Monday, August 6, 2007

Lunatic Fringes

Zombietime has a very interesting investigative report pointing out that the literature and slogans of neo-Nazi literature being distributed in the Bay Area is astonishingly similar to the leftist antiwar protest stuff:
The question that nags at me is this:

Why did the media fail to describe the "anti-Semitic" literature distributed by W.A.R. in Berkeley? The reporters surely saw the material, as most of the other flyers and publications were described in the various news reports. Of them all, it seems only that one was left unmentioned.

Was this not a random oversight, but instead a conscious or subconscious decision? One wonders if the reporters, upon seeing the anti-Israel flyer and perhaps realizing that its sentiment was identical to the sentiment of the anti-war movement, decided to just sweep that particular detail under the rug.

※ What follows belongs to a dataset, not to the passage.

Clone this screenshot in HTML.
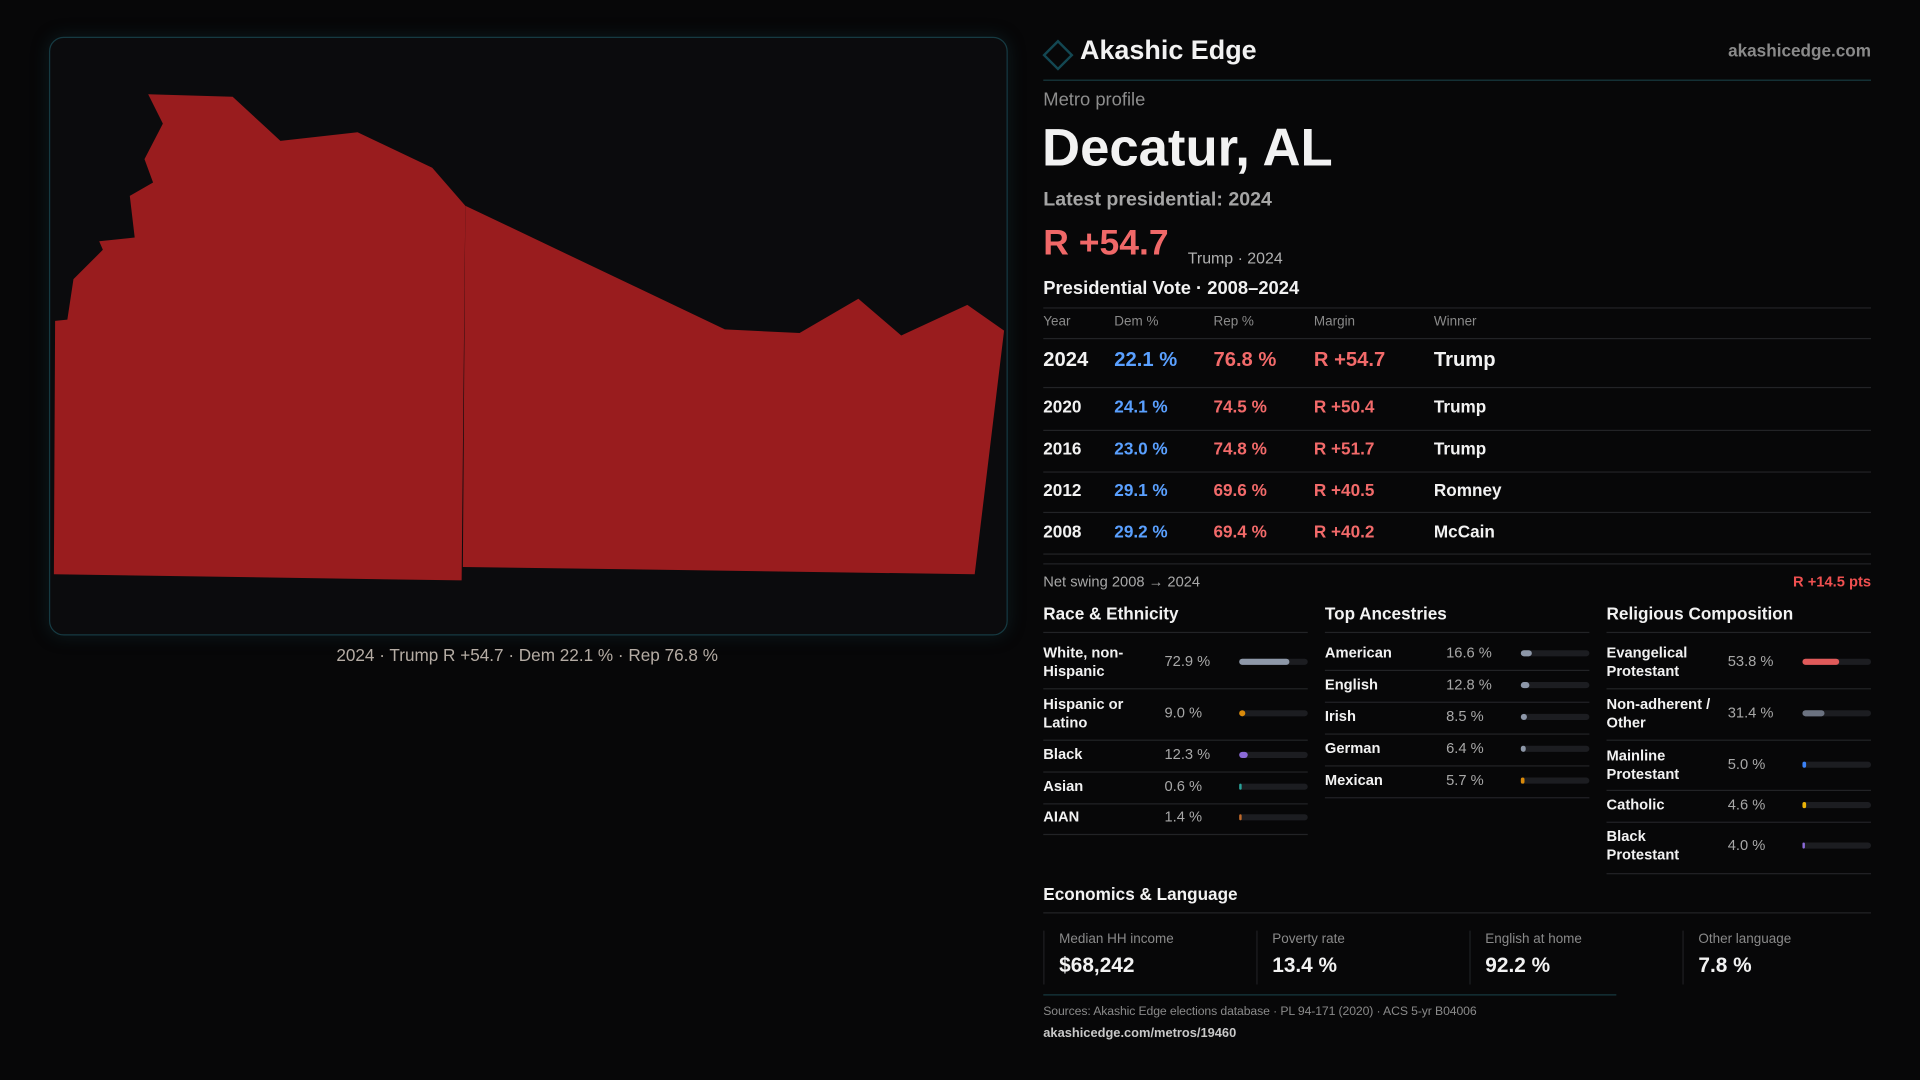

All the reports mention the fact that there was anti-Semitic material found, and it was decried and condemned by the various people quoted in the article. But then why -- when the exact same messages are displayed at left-wing rallies -- does the media not produce news reports exposing the anti-Semitism of the "peace movement"?
This isn't really much of a surprise. Neo-Nazi groups, as much as they and the left like to describe them as "far right" really aren't. If you've read The Turner Diaries, you may have been struck--as I was--by how much of neo-Nazi doctrine really is "national socialist." For example, in The Turner Diaries, Hispanics (even naturalized and native-born U.S. citizens) are deported so that their jobs can go to poor, unskilled whites.